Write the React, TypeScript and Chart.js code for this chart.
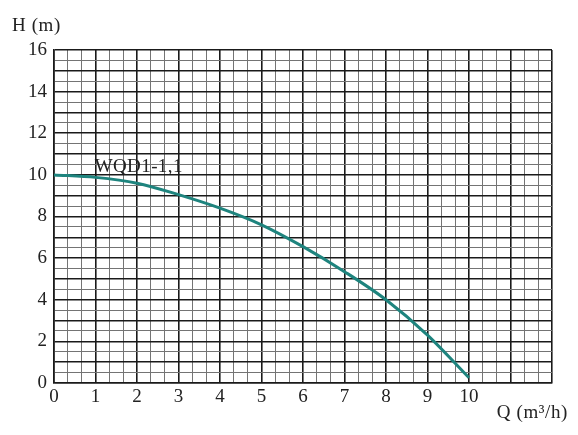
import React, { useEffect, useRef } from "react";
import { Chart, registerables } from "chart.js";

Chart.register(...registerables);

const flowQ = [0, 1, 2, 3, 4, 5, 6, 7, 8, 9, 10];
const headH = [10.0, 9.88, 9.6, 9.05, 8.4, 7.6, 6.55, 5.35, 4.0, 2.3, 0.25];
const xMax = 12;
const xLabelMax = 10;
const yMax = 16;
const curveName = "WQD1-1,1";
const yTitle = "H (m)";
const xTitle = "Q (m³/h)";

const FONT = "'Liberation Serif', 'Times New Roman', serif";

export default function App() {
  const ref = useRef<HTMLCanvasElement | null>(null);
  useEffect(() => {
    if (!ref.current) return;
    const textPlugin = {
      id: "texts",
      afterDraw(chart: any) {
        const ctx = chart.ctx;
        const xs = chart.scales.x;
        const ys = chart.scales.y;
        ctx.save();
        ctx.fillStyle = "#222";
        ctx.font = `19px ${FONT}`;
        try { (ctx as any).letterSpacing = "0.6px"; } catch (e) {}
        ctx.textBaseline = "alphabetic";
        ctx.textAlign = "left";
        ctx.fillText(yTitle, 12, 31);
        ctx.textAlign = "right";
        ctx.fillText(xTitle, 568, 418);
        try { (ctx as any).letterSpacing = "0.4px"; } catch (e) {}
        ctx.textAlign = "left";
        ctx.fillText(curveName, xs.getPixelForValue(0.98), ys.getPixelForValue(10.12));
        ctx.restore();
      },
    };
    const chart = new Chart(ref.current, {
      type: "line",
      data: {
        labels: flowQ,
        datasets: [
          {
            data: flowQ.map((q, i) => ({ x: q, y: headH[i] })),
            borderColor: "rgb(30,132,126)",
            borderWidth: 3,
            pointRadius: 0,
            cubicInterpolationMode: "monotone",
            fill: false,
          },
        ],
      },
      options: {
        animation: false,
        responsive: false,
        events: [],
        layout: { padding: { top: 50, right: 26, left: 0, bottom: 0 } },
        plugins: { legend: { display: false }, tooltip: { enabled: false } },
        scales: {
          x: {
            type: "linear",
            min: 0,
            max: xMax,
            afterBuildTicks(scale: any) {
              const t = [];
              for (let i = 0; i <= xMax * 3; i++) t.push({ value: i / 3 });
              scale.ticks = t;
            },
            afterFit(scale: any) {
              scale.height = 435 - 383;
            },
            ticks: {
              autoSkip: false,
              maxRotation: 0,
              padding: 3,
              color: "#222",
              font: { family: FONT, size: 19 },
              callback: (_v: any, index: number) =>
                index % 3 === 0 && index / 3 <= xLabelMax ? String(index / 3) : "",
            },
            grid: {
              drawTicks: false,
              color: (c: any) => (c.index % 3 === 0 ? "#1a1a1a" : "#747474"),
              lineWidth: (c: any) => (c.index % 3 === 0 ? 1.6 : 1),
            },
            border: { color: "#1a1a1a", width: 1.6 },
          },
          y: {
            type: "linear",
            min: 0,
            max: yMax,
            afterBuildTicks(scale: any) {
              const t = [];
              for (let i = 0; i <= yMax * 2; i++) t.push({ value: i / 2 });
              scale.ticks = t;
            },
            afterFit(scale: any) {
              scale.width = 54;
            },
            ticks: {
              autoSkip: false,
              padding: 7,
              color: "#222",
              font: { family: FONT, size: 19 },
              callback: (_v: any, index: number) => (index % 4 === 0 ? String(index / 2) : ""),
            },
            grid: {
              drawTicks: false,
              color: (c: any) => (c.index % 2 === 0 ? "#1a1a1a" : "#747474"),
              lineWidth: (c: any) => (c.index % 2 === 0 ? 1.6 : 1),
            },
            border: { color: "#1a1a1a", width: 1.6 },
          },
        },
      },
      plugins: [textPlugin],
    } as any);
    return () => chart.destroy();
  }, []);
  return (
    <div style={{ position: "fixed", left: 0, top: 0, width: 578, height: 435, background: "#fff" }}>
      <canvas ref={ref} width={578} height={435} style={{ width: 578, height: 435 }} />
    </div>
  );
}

---

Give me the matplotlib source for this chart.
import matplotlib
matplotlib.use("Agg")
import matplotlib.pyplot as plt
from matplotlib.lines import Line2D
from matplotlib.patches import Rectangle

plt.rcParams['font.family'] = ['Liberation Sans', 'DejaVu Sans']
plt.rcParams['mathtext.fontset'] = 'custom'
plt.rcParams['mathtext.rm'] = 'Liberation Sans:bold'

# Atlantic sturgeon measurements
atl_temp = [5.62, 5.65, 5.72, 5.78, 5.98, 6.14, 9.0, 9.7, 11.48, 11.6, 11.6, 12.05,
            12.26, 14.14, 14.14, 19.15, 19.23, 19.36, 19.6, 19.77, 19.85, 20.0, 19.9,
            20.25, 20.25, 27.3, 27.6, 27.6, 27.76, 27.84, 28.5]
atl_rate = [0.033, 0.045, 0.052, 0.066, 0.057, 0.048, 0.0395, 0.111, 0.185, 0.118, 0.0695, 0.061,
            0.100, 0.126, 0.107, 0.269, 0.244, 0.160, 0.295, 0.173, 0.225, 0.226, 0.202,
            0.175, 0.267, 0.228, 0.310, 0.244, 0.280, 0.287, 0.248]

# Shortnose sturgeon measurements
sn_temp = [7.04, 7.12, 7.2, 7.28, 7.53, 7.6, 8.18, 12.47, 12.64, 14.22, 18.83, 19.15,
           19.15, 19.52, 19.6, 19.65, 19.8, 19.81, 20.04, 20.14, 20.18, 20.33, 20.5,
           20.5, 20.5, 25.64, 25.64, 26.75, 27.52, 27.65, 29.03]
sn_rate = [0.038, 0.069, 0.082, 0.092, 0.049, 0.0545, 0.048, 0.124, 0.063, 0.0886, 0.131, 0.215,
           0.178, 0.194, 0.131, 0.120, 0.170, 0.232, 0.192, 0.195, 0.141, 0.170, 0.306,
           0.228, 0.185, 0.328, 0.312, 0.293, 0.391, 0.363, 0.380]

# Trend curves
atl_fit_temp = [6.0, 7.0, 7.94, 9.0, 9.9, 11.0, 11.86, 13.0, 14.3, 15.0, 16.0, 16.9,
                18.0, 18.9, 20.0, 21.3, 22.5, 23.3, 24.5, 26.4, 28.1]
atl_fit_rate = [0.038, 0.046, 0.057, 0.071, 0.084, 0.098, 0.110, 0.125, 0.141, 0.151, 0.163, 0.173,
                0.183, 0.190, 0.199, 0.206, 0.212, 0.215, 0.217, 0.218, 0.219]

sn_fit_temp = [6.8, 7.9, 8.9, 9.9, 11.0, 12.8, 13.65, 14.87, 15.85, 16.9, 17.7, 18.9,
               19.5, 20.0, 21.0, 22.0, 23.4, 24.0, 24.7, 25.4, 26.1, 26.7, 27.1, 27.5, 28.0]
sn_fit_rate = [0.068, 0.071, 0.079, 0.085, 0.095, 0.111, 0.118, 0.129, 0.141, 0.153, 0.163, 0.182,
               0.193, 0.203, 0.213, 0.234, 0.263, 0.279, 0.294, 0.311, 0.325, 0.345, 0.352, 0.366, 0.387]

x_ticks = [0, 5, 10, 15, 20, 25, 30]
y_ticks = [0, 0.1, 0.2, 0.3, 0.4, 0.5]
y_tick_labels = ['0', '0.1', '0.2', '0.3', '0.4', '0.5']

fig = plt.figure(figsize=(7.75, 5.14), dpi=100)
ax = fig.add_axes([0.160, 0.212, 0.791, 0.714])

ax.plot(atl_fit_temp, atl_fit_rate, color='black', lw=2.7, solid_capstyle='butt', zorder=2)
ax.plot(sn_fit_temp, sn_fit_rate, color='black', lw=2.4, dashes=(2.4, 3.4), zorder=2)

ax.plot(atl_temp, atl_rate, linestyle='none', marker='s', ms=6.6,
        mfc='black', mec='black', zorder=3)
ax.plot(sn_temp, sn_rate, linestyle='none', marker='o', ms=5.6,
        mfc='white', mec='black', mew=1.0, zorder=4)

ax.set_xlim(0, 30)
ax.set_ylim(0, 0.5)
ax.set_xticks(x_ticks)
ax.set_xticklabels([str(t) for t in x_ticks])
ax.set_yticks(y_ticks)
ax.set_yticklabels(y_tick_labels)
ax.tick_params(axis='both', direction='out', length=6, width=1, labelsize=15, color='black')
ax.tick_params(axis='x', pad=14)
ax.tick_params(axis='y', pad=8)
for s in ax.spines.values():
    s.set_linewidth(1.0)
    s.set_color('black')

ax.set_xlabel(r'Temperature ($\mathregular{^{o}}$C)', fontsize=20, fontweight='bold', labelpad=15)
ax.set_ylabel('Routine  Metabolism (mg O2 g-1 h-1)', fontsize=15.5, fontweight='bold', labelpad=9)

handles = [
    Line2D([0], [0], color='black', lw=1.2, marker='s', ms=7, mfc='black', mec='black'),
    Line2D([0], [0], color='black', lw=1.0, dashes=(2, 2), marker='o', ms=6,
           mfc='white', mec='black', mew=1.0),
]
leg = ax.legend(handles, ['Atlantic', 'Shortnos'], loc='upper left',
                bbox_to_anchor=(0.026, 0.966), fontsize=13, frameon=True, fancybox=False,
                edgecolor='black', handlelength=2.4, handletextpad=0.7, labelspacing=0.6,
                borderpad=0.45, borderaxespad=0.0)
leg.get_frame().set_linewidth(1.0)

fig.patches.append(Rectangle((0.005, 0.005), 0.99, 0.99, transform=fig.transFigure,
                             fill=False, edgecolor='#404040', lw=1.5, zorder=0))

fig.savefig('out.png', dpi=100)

---

→ **Written problem**:
Look through the data and show every line containing "matplotlib".

→ **Reply**:
Give me the matplotlib source for this chart.
import matplotlib
matplotlib.use("Agg")
import matplotlib.pyplot as plt
from matplotlib.lines import Line2D
from matplotlib.patches import Rectangle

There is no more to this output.